Novi Sad is Serbia's second city, proud of edging ahead of Niš in the south, and proud above all of its position, straddling the Danube, a rich modern city, the Birmingham of the Balkans. The heat of summer, the cheap ice-cream and beer, make it lighter and brighter than Belgrade, and the agricultural wealth of the province of Vojvodina makes it the most prosperous in Serbia. In the 1960s and 1970s it became a mecca for the pop-starved youth of eastern Europe. The denim-clad teenagers of Yugoslavia had an easier time of it than those kids of Ruse who had to watch their priceless vinyl records being smashed to pieces by border guards. ‘Yugoslavia became the most powerful rock'n'roll country in the region,’ wrote Vladimir Nedeljković in his book
The Danube Girls and Boys
.
3
Radio Novi Sad had a powerful transmitter that reached across the satellite states of eastern Europe and deep into the Soviet Union. It broadcast first jazz, then beat music. 1964 was the turning point. ‘All over Europe that year, the Baby Boom generation started to build a new world on the ruins of the history and politics of the Second World War, personified by Joseph Stalin in the East and Sir Winston Churchill in the West … The standard of living was high, the country was open, foreign rock magazines were available everywhere … So much lucidity, wisdom and goodness take place only once in a hundred years.’
4
By the end of the 1970s, the
hippy culture was turning to punk, and Novi Sad had its own band, Pekinska Patka. ‘Nobody had thought like that before them. No one had played like that before them. Nobody had looked like that before them.’
The dreams of the 1960s and the rude rebellion of the 1970s turned sour in the 1990s. Young men fled into exile rather than fight Slobodan Milošević's wars. Many who stayed were killed or wounded on the battlefields of Croatia, Bosnia and Kosovo. The crowning disaster of the decade came in 1999, when Novi Sad received special attention from NATO. Three bridges over the Danube, the oil refinery and many electricity transformers were hit. The Varadin Bridge, constructed by German prisoners of war in 1946, was the first to fall, just before dawn on 1 April 1999, the seventh day of the air-strikes. Liberty Bridge, the most modern, completed only in 1981, was hit by three missiles on the evening of 3 April. The Žeželj bridge, built in 1961 and named after its architect Branko Žeželj, proved the most resilient. The first missile struck on the night of 20 April, but it needed another direct hit, on the night of the 25th, to knock the last twisted metal supports into the swirling Danube. There is a seventeen-second black-and-white video, posted on YouTube, of the final blow, filmed from a camera in the nose of the missile. The final frame explodes in a fuzz of black-and-white particles. One of the jokes circulating in the city immediately after the bombing was that Novi Sad was the only city in Europe where the river flows
over
three bridges.
The task of rebuilding began even before the war ended in June 1999. The Serbs wanted the West to pay for the damage, as compensation for ‘the aggression’. The European Bank for Reconstruction and Development put up some of the money. Slobodan Milošević arrived at the opening ceremony on the Beska motorway bridge over the Danube. ‘Dear citizens of Novi Sad, dear citizens of Vojvodina, dear bridge builders! The worst eleven weeks since World War II are behind us, in which the most brutal aggression was carried out by the largest military machinery ever created in the world.’ The Beška bridge would be rebuilt within forty days, Milošević promised – the magic forty again – because its building blocks were prepared ‘even while the bombs were still falling’.
5
Thirty-nine days later, traffic was rolling over Beška once again. The three bridges in Novi Sad took longer. I sat in a small motor boat filming the ruins of Liberty Bridge a few months after the war. The pilot grew increasingly nervous. The huge
chunks of concrete that had fallen into the water created unpredictable whirlpools as the Danube swept over them. We had to cut the engine for me to speak into the camera. Each time I had to repeat my words the danger increased.

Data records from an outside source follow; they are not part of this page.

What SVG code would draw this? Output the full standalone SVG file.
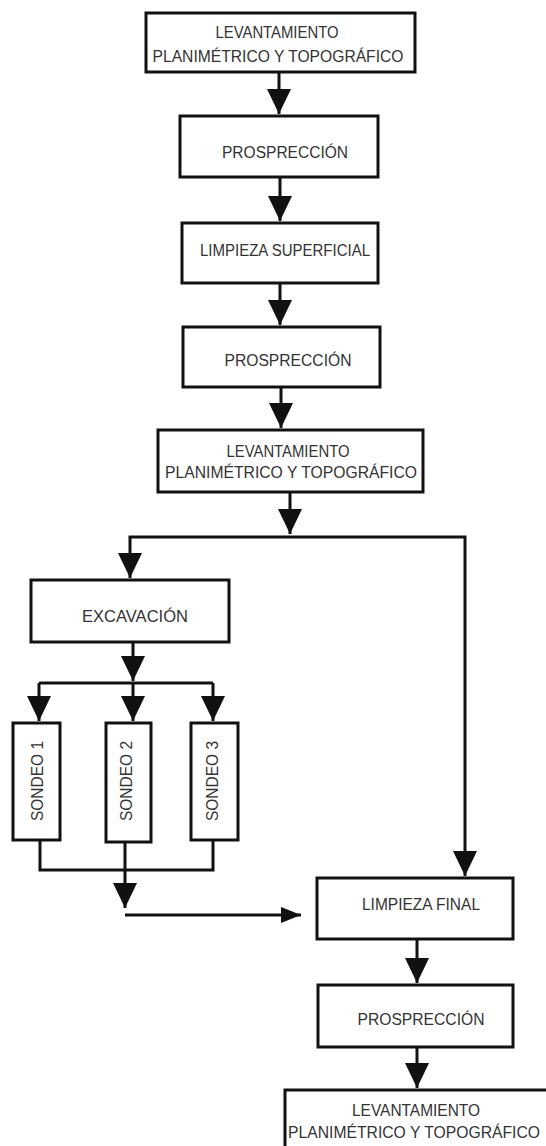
<svg xmlns="http://www.w3.org/2000/svg" width="546" height="1146" viewBox="0 0 546 1146">
  <style>
    .box { fill: #ffffff; stroke: #111111; stroke-width: 3; }
    .lbl { font-family: "Liberation Sans", Arial, sans-serif; font-size: 16px; fill: #333333; text-anchor: middle; }
    .con { fill: none; stroke: #111111; stroke-width: 3; }
  </style>
  <defs>
    <marker id="ah" viewBox="0 0 25 24" markerWidth="25" markerHeight="24" refX="25" refY="12" orient="auto" markerUnits="userSpaceOnUse">
      <path d="M0,0 L25,12 L0,24 Z" fill="#111111"/>
    </marker>
    <marker id="ahs" viewBox="0 0 20 16" markerWidth="20" markerHeight="16" refX="20" refY="8" orient="auto" markerUnits="userSpaceOnUse">
      <path d="M0,0 L20,8 L0,16 Z" fill="#111111"/>
    </marker>
  </defs>
  <rect width="546" height="1146" fill="#ffffff"/>

  <g id="connectors">
    <path class="con" d="M279,72 L279,114" marker-end="url(#ah)"/>
    <path class="con" d="M280,177 L280,221" marker-end="url(#ah)"/>
    <path class="con" d="M280,283 L280,325" marker-end="url(#ah)"/>
    <path class="con" d="M281,387 L281,428" marker-end="url(#ah)"/>
    <path class="con" d="M290,492 L290,534" marker-end="url(#ah)"/>
    <path class="con" d="M290,537 L130,537 L130,578" marker-end="url(#ah)"/>
    <path class="con" d="M290,537 L465,537 L465,876" marker-end="url(#ah)"/>
    <path class="con" d="M133,642 L133,681" marker-end="url(#ah)"/>
    <path class="con" d="M39,683 L213,683"/>
    <path class="con" d="M39,683 L39,721" marker-end="url(#ah)"/>
    <path class="con" d="M133,683 L133,721" marker-end="url(#ah)"/>
    <path class="con" d="M213,683 L213,721" marker-end="url(#ah)"/>
    <path class="con" d="M40,840 L40,870 L213,870 L213,840"/>
    <path class="con" d="M125,842 L125,908" marker-end="url(#ah)"/>
    <path class="con" d="M125,915 L301,915" marker-end="url(#ahs)"/>
    <path class="con" d="M417,939 L417,983" marker-end="url(#ah)"/>
    <path class="con" d="M417,1047 L417,1088" marker-end="url(#ah)"/>
  </g>

  <g id="n1">
    <rect class="box" x="146" y="13" width="269" height="59"/>
    <text class="lbl" x="277" y="38" textLength="123" lengthAdjust="spacingAndGlyphs">LEVANTAMIENTO</text>
    <text class="lbl" x="278" y="62" textLength="251" lengthAdjust="spacingAndGlyphs">PLANIMÉTRICO Y TOPOGRÁFICO</text>
  </g>
  <g id="n2">
    <rect class="box" x="180" y="116" width="198" height="61"/>
    <text class="lbl" x="285" y="158" textLength="126" lengthAdjust="spacingAndGlyphs">PROSPRECCIÓN</text>
  </g>
  <g id="n3">
    <rect class="box" x="182" y="223" width="196" height="60"/>
    <text class="lbl" x="285" y="256" textLength="170" lengthAdjust="spacingAndGlyphs">LIMPIEZA SUPERFICIAL</text>
  </g>
  <g id="n4">
    <rect class="box" x="183" y="327" width="197" height="60"/>
    <text class="lbl" x="288" y="366" textLength="127" lengthAdjust="spacingAndGlyphs">PROSPRECCIÓN</text>
  </g>
  <g id="n5">
    <rect class="box" x="158" y="430" width="265" height="62"/>
    <text class="lbl" x="288" y="457" textLength="123" lengthAdjust="spacingAndGlyphs">LEVANTAMIENTO</text>
    <text class="lbl" x="291" y="478" textLength="252" lengthAdjust="spacingAndGlyphs">PLANIMÉTRICO Y TOPOGRÁFICO</text>
  </g>
  <g id="n6">
    <rect class="box" x="31" y="580" width="198" height="62"/>
    <text class="lbl" x="135" y="622" textLength="106" lengthAdjust="spacingAndGlyphs">EXCAVACIÓN</text>
  </g>
  <g id="n7">
    <rect class="box" x="13" y="723" width="47" height="117"/>
    <text class="lbl" transform="translate(43,781) rotate(-90)" x="0" y="0" textLength="80" lengthAdjust="spacingAndGlyphs">SONDEO 1</text>
  </g>
  <g id="n8">
    <rect class="box" x="106" y="723" width="45" height="119"/>
    <text class="lbl" transform="translate(132,781) rotate(-90)" x="0" y="0" textLength="80" lengthAdjust="spacingAndGlyphs">SONDEO 2</text>
  </g>
  <g id="n9">
    <rect class="box" x="191" y="723" width="47" height="117"/>
    <text class="lbl" transform="translate(218,781) rotate(-90)" x="0" y="0" textLength="80" lengthAdjust="spacingAndGlyphs">SONDEO 3</text>
  </g>
  <g id="n10">
    <rect class="box" x="317" y="878" width="196" height="61"/>
    <text class="lbl" x="421" y="910" textLength="118" lengthAdjust="spacingAndGlyphs">LIMPIEZA FINAL</text>
  </g>
  <g id="n11">
    <rect class="box" x="318" y="985" width="195" height="62"/>
    <text class="lbl" x="421" y="1025" textLength="127" lengthAdjust="spacingAndGlyphs">PROSPRECCIÓN</text>
  </g>
  <g id="n12">
    <rect class="box" x="285" y="1090" width="275" height="70"/>
    <text class="lbl" x="416" y="1116" textLength="128" lengthAdjust="spacingAndGlyphs">LEVANTAMIENTO</text>
    <text class="lbl" x="414" y="1138" textLength="252" lengthAdjust="spacingAndGlyphs">PLANIMÉTRICO Y TOPOGRÁFICO</text>
  </g>
</svg>
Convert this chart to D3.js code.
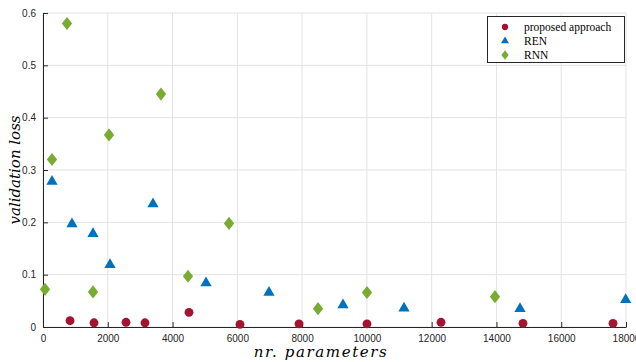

Up and down the river, shipping companies fumed about the unexpected interruption to their trade. The United Nations-imposed sanctions against Yugoslavia in the early 1990s had been bad enough, with sudden searches of barges by international monitors looking for oil or weapons. But now the Danube was impassable, at first because of the dangerous debris, and then on account of the temporary pontoon bridge the city authorities threw across the river to reconnect the two halves of their town. For ships to pass, this had to be opened up completely. Once a fortnight, at first, when a long queue of barges had built up, then once a week. The wine exporters of the Ruse region were just one of the injured parties. Sending their wines to their favourite markets in Britain and Scandinavia, by road or rail as opposed to ship, was adding about 20 per cent to the retail price, Danail Nedjelkov, the Bulgarian member of the Danube Commission, told me at the time. That extra cost destroyed the place they had won in the market, which they were never to win back. Wines from Chile, South Africa and California poured into the breach created by cruise missiles.